Oh wow these are completely amazing. The girl in the green velvet whose face is mostly hidden by her hat gives me chills.
This is truly amazing. Very surprised at the early date of this. As hobbyist in photography I knew of early color stills but not moving pictures of this era.
I really enjoy your blog.
Their makeup is interesting. It isn't quite calibrated to look realistic - maybe it's the same kind they used for B&W? It's pre-Max Factor.

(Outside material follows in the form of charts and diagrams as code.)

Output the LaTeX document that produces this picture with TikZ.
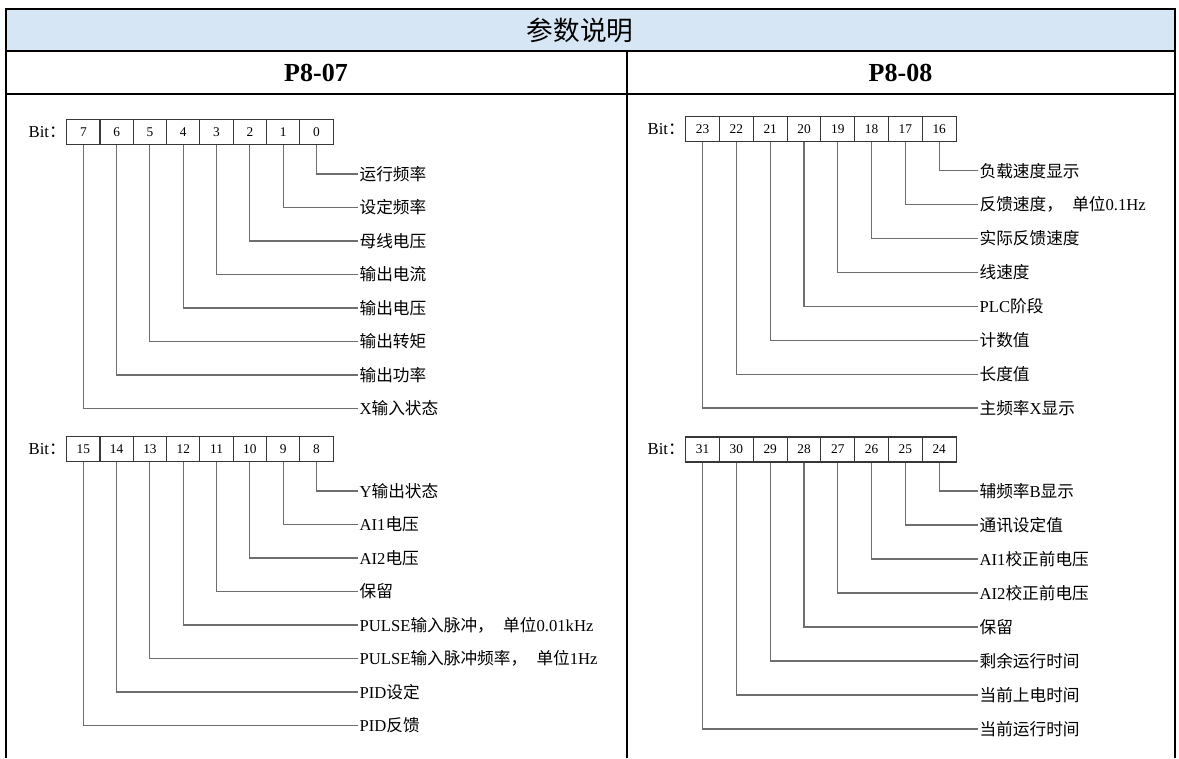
\documentclass[tikz,border=0pt]{standalone}
\usepackage{fontspec}
\setmainfont{Liberation Serif}
\newfontfamily\cjk{Noto Sans CJK SC}
\usepackage{xcolor}
\usepackage{tikz}
\usetikzlibrary{positioning}

\definecolor{headblue}{RGB}{214,230,244}
\definecolor{leadgray}{RGB}{110,110,110}
\definecolor{boxgray}{RGB}{55,55,55}
\newcommand{\zh}[1]{{\cjk #1}}
\newcommand{\zhcomma}{{\cjk ，}\hspace{7pt}}

\tikzset{
  bitbox/.style={draw=boxgray, line width=0.8pt, minimum width=25pt, minimum height=18.75pt,
    inner sep=0pt, font=\fontsize{10}{12}\selectfont},
  bitword/.style={anchor=east, inner sep=0.5pt, font=\fontsize{12.5}{14}\selectfont},
  lbl/.style={anchor=west, inner sep=1pt, font=\fontsize{12.5}{14}\selectfont},
  leader/.style={draw=leadgray, line width=0.8pt},
  frame/.style={line width=1.5pt}
}

\begin{document}
\begin{tikzpicture}[x=0.75pt,y=-0.75pt]
\useasboundingbox (0,0) rectangle (1179,758);
% table frame
\fill[headblue] (5.5,8.5) rectangle (1174.5,51);
\draw[frame] (5.5,758) -- (5.5,8.5) -- (1174.5,8.5) -- (1174.5,758);
\draw[frame] (5.5,51) -- (1174.5,51);
\draw[frame] (5.5,94) -- (1174.5,94);
\draw[frame] (627,51) -- (627,758);
\node[font=\cjk\fontsize{20}{22}\selectfont] (title) at (580,30) {参数说明};
\node[font=\bfseries\fontsize{19.5}{22}\selectfont] (left) at (316,73) {P8-07};
\node[font=\bfseries\fontsize{19.5}{22}\selectfont] (right) at (900.5,73) {P8-08};

% P8-07, bits 7..0
\node[bitword] (bitA) at (66.7,131.8) {Bit\zh{：}};
\foreach \n/\txt [count=\i from 0] in {0/\zh{运行频率},1/\zh{设定频率},2/\zh{母线电压},
    3/\zh{输出电流},4/\zh{输出电压},5/\zh{输出转矩},6/\zh{输出功率},7/X\zh{输入状态}} {
  \node[bitbox] (b\n) at ({66.7+(7.5-\i)*33.3},131.8) {\n};
  \node[lbl] (t\n) at (358,{174+\i*33.5}) {\txt};
  \draw[leader] (b\n.south) |- (t\n.west);
}

% P8-07, bits 15..8
\node[bitword] (bitB) at (66.7,449.2) {Bit\zh{：}};
\foreach \n/\txt [count=\i from 0] in {8/Y\zh{输出状态},9/AI1\zh{电压},10/AI2\zh{电压},
    11/\zh{保留},12/PULSE\zh{输入脉冲}\zhcomma\zh{单位}0.01kHz,
    13/PULSE\zh{输入脉冲频率}\zhcomma\zh{单位}1Hz,14/PID\zh{设定},15/PID\zh{反馈}} {
  \node[bitbox] (b\n) at ({66.7+(7.5-\i)*33.3},449.2) {\n};
  \node[lbl] (t\n) at (358,{491+\i*33.5}) {\txt};
  \draw[leader] (b\n.south) |- (t\n.west);
}

% P8-08, bits 23..16
\node[bitword] (bitC) at (685.7,129.2) {Bit\zh{：}};
\foreach \n/\txt [count=\i from 0] in {16/\zh{负载速度显示},17/\zh{反馈速度}\zhcomma\zh{单位}0.1Hz,
    18/\zh{实际反馈速度},19/\zh{线速度},20/PLC\zh{阶段},21/\zh{计数值},22/\zh{长度值},
    23/\zh{主频率}X\zh{显示}} {
  \node[bitbox, minimum width=25.35pt] (b\n) at ({685.7+(7.5-\i)*33.8},129.2) {\n};
  \node[lbl] (t\n) at (978,{170.7+\i*33.9}) {\txt};
  \draw[leader] (b\n.south) |- (t\n.west);
}

% P8-08, bits 31..24
\node[bitword] (bitD) at (685.7,449.5) {Bit\zh{：}};
\foreach \n/\txt [count=\i from 0] in {24/\zh{辅频率}B\zh{显示},25/\zh{通讯设定值},
    26/AI1\zh{校正前电压},27/AI2\zh{校正前电压},28/\zh{保留},29/\zh{剩余运行时间},
    30/\zh{当前上电时间},31/\zh{当前运行时间}} {
  \node[bitbox, minimum width=25.35pt] (b\n) at ({685.7+(7.5-\i)*33.8},449.5) {\n};
  \node[lbl] (t\n) at (978,{491+\i*34}) {\txt};
  \draw[leader] (b\n.south) |- (t\n.west);
}
\end{tikzpicture}
\end{document}
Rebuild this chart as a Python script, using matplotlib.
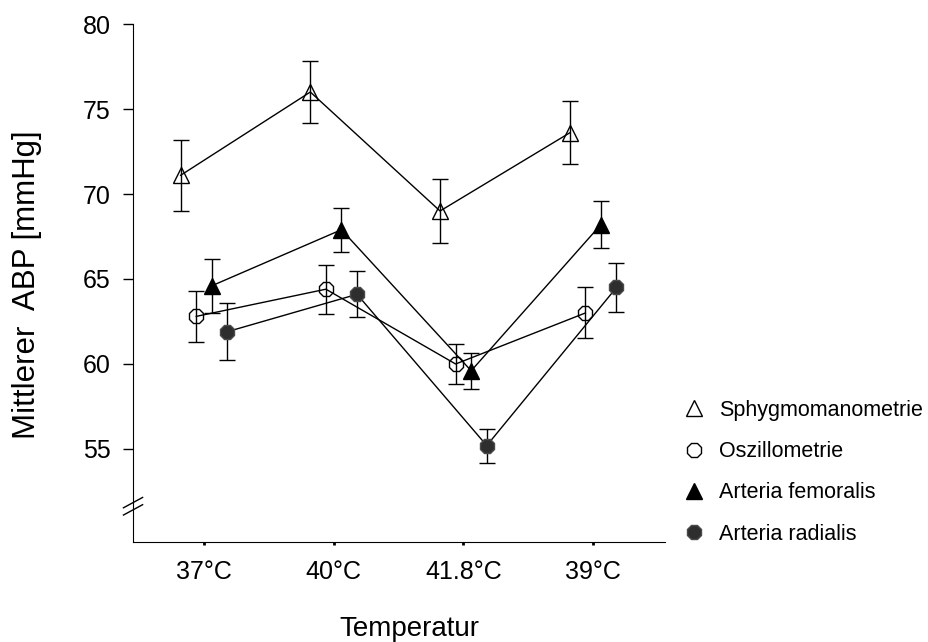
import matplotlib
matplotlib.use('Agg')
import matplotlib.pyplot as plt
from matplotlib.lines import Line2D

plt.rcParams['font.family'] = ['Liberation Sans', 'DejaVu Sans']

temps = ['37°C', '40°C', '41.8°C', '39°C']

sphygmo = [71.1, 76.0, 69.0, 73.6]
sphygmo_err = [2.1, 1.85, 1.9, 1.85]

oszillo = [62.8, 64.4, 60.0, 63.0]
oszillo_err = [1.5, 1.45, 1.2, 1.5]

femoralis = [64.6, 67.9, 59.6, 68.2]
femoralis_err = [1.6, 1.3, 1.05, 1.4]

radialis = [61.9, 64.1, 55.2, 64.5]
radialis_err = [1.68, 1.35, 1.0, 1.42]

fig = plt.figure(figsize=(9.29, 6.42), dpi=100)
ax = fig.add_axes([0.1432, 0.1558, 0.5726, 0.8068])

pos = range(len(temps))

series = [
    (sphygmo, sphygmo_err, -0.18, dict(marker='^', ms=12, mfc='none', mec='black'), 'Sphygmomanometrie'),
    (oszillo, oszillo_err, -0.06, dict(marker='8', ms=11.5, mfc='none', mec='black'), 'Oszillometrie'),
    (femoralis, femoralis_err, 0.06, dict(marker='^', ms=12, mfc='black', mec='black'), 'Arteria femoralis'),
    (radialis, radialis_err, 0.18, dict(marker='8', ms=11, mfc='#2e2e2e', mec='#4a4a4a'), 'Arteria radialis'),
]

handles = []
for vals, errs, off, mk, name in series:
    xs = [p + off for p in pos]
    ax.errorbar(xs, vals, yerr=errs, fmt='none', ecolor='black', elinewidth=1,
                capsize=6, capthick=1, zorder=2)
    ax.plot(xs, vals, color='black', lw=1, zorder=3, **mk)
    handles.append(Line2D([], [], linestyle='none', label=name, **mk))

ax.set_xlim(-0.547, 3.554)
ax.set_ylim(49.53, 80)
ax.set_xticks(list(pos))
ax.set_xticklabels(temps)
ax.set_yticks([55, 60, 65, 70, 75, 80])

ax.spines['top'].set_visible(False)
ax.spines['right'].set_visible(False)
ax.spines['left'].set_bounds(49.53, 80)
ax.tick_params(axis='y', direction='out', length=7.2, width=1, pad=9, labelsize=18)
ax.tick_params(axis='x', direction='out', length=2.2, width=2, pad=11, labelsize=18)

# break marks on the y axis
ax.plot([-0.075, -0.075], [0.06, 0.082], transform=ax.transAxes, color='white',
        lw=3, clip_on=False, zorder=5, solid_capstyle='butt')
for dy in (0.0, 0.014):
    ax.plot([-0.018, 0.018], [0.052 + dy, 0.072 + dy], transform=ax.transAxes,
            color='black', lw=1, clip_on=False, zorder=6)

ax.set_xlabel('Temperatur', fontsize=20)
ax.xaxis.set_label_coords(0.52, -0.143)
ax.set_ylabel('Mittlerer  ABP [mmHg]', fontsize=22.5)
ax.yaxis.set_label_coords(-0.172, 0.497)

fig.legend(handles=handles, loc='upper left', bbox_to_anchor=(0.728, 0.391),
           frameon=False, fontsize=15.5, handlelength=0.8, handletextpad=0.8,
           labelspacing=0.95, borderaxespad=0)

fig.savefig('out.png', dpi=100)
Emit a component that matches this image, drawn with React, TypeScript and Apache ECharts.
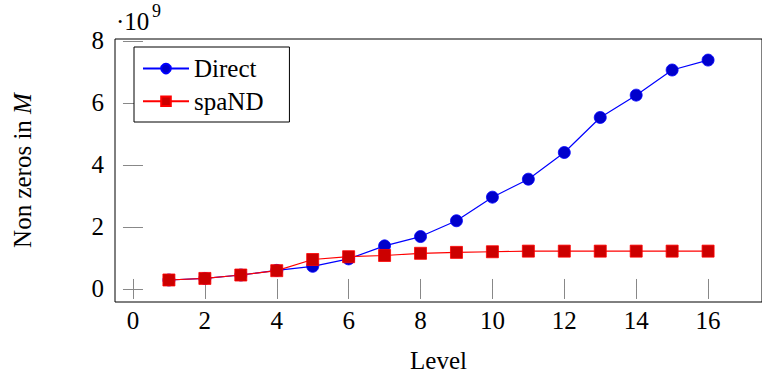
import React, { useEffect, useRef } from "react";
import * as echarts from "echarts";

const levels = [1, 2, 3, 4, 5, 6, 7, 8, 9, 10, 11, 12, 13, 14, 15, 16];
const directValues = [0.29, 0.34, 0.45, 0.6, 0.73, 0.97, 1.39, 1.69, 2.2, 2.96, 3.54, 4.4, 5.53, 6.25, 7.06, 7.38];
const spandValues = [0.29, 0.34, 0.45, 0.59, 0.95, 1.04, 1.08, 1.15, 1.18, 1.2, 1.22, 1.22, 1.22, 1.22, 1.22, 1.22];
const xTicks = [0, 2, 4, 6, 8, 10, 12, 14, 16];
const yTicks = [0, 2, 4, 6, 8];
const seriesNames = ["Direct", "spaND"];

const FONT = "Liberation Serif";
const FS = 25;

export default function App() {
  const ref = useRef<HTMLDivElement>(null);
  useEffect(() => {
    if (!ref.current) return;
    const chart = echarts.init(ref.current, null, { renderer: "svg" });
    const tickStyle = { color: "#888", width: 1 };
    const labelStyle = { fontFamily: FONT, fontSize: FS, color: "#000" };
    chart.setOption({
      animation: false,
      backgroundColor: "#fff",
      grid: {
        left: 115,
        right: 0,
        top: 39,
        bottom: 73,
        show: true,
        borderColor: "#000",
        borderWidth: 1,
        backgroundColor: "transparent",
        containLabel: false,
        outerBoundsMode: "none",
      },
      legend: {
        left: 134,
        top: 47,
        orient: "vertical",
        data: seriesNames,
        itemWidth: 46,
        itemHeight: 12,
        itemGap: 7.7,
        padding: [9.1, 26, 8.2, 8],
        borderColor: "#000",
        borderWidth: 1,
        backgroundColor: "#fff",
        textStyle: { ...labelStyle, lineHeight: 25 },
      },
      xAxis: [
        {
          type: "value",
          min: -0.5,
          max: 17.5,
          position: "bottom",
          axisLine: { show: false },
          axisTick: { show: true, inside: true, length: 10, lineStyle: tickStyle, customValues: xTicks },
          axisLabel: { ...labelStyle, margin: 6, customValues: xTicks },
          splitLine: { show: false },
          name: "Level",
          nameLocation: "middle",
          nameGap: 46,
          nameTextStyle: labelStyle,
        },
        {
          type: "value",
          min: -0.5,
          max: 17.5,
          position: "top",
          axisLine: { show: false },
          axisTick: { show: true, inside: true, length: 10, lineStyle: tickStyle, customValues: xTicks },
          axisLabel: { show: false },
          splitLine: { show: false },
        },
      ],
      yAxis: [
        {
          type: "value",
          min: -0.42,
          max: 8.06,
          position: "left",
          axisLine: { show: false },
          axisTick: { show: true, inside: true, length: 10, lineStyle: tickStyle, customValues: yTicks },
          axisLabel: { ...labelStyle, margin: 11, customValues: yTicks },
          splitLine: { show: false },
          name: "{a|Non zeros in }{b|M}",
          nameLocation: "middle",
          nameGap: 80,
          nameRotate: 90,
          nameTextStyle: {
            ...labelStyle,
            rich: {
              a: { fontFamily: FONT, fontSize: FS, color: "#000" },
              b: { fontFamily: FONT, fontSize: FS, color: "#000", fontStyle: "italic" },
            },
          },
        },
        {
          type: "value",
          min: -0.42,
          max: 8.06,
          position: "right",
          axisLine: { show: false },
          axisTick: { show: true, inside: true, length: 10, lineStyle: tickStyle, customValues: yTicks },
          axisLabel: { show: false },
          splitLine: { show: false },
        },
      ],
      graphic: [
        {
          type: "text",
          left: 116,
          top: 9,
          style: { text: "·10", fontFamily: FONT, fontSize: FS, fill: "#000" },
        },
        {
          type: "text",
          left: 152,
          top: 2,
          style: { text: "9", fontFamily: FONT, fontSize: 18, fill: "#000" },
        },
      ],
      series: [
        {
          name: seriesNames[0],
          type: "line",
          data: levels.map((l, i) => [l, directValues[i]]),
          symbol: "circle",
          symbolSize: 12,
          lineStyle: { color: "#0000ff", width: 1.2 },
          itemStyle: { color: "#0000cc", borderColor: "#0000ff", borderWidth: 0.8 },
          z: 2,
        },
        {
          name: seriesNames[1],
          type: "line",
          data: levels.map((l, i) => [l, spandValues[i]]),
          symbol: "rect",
          symbolSize: 12,
          lineStyle: { color: "#ff0000", width: 1.2 },
          itemStyle: { color: "#cc0000", borderColor: "#ff0000", borderWidth: 0.8 },
          z: 3,
        },
      ],
    });
    return () => chart.dispose();
  }, []);
  return (
    <div
      ref={ref}
      style={{ position: "fixed", left: 0, top: 0, width: 762, height: 375, background: "#fff" }}
    />
  );
}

Some of the clothes look like theatrical costumes, the quasi-medieval dress and the dark green outfit with the white collar. This makes sense for a screen test that didn't really matter. Probably the actresses brought their own costumes as a favor to the director, or the studio could have offered them from their own wardrobe. All ripe for deeper research by film scholars.
Wow. Where are you finding all of this great stuff - or how are you finding the time to find all this stuff (I follow the river of 2NHG tweets, too)?
I never tire of your posts. I've even used info in them for home educating my kids. This one, though, is ethereal. Indescribable. You've possibly made my week with this one, solitary post!
Wonderful to see this. Thanks for posting it.
hi susan! just stumbled on this blog and thought it might interest you with its intellectual approach to fashion. hope all is well!
http://fashionismymuse.blogspot.com/
thanks for sharing this lovely video—what beauties! I've always enjoyed the way classic movies bring the styles, lingo, ideas, and topics of the past to life.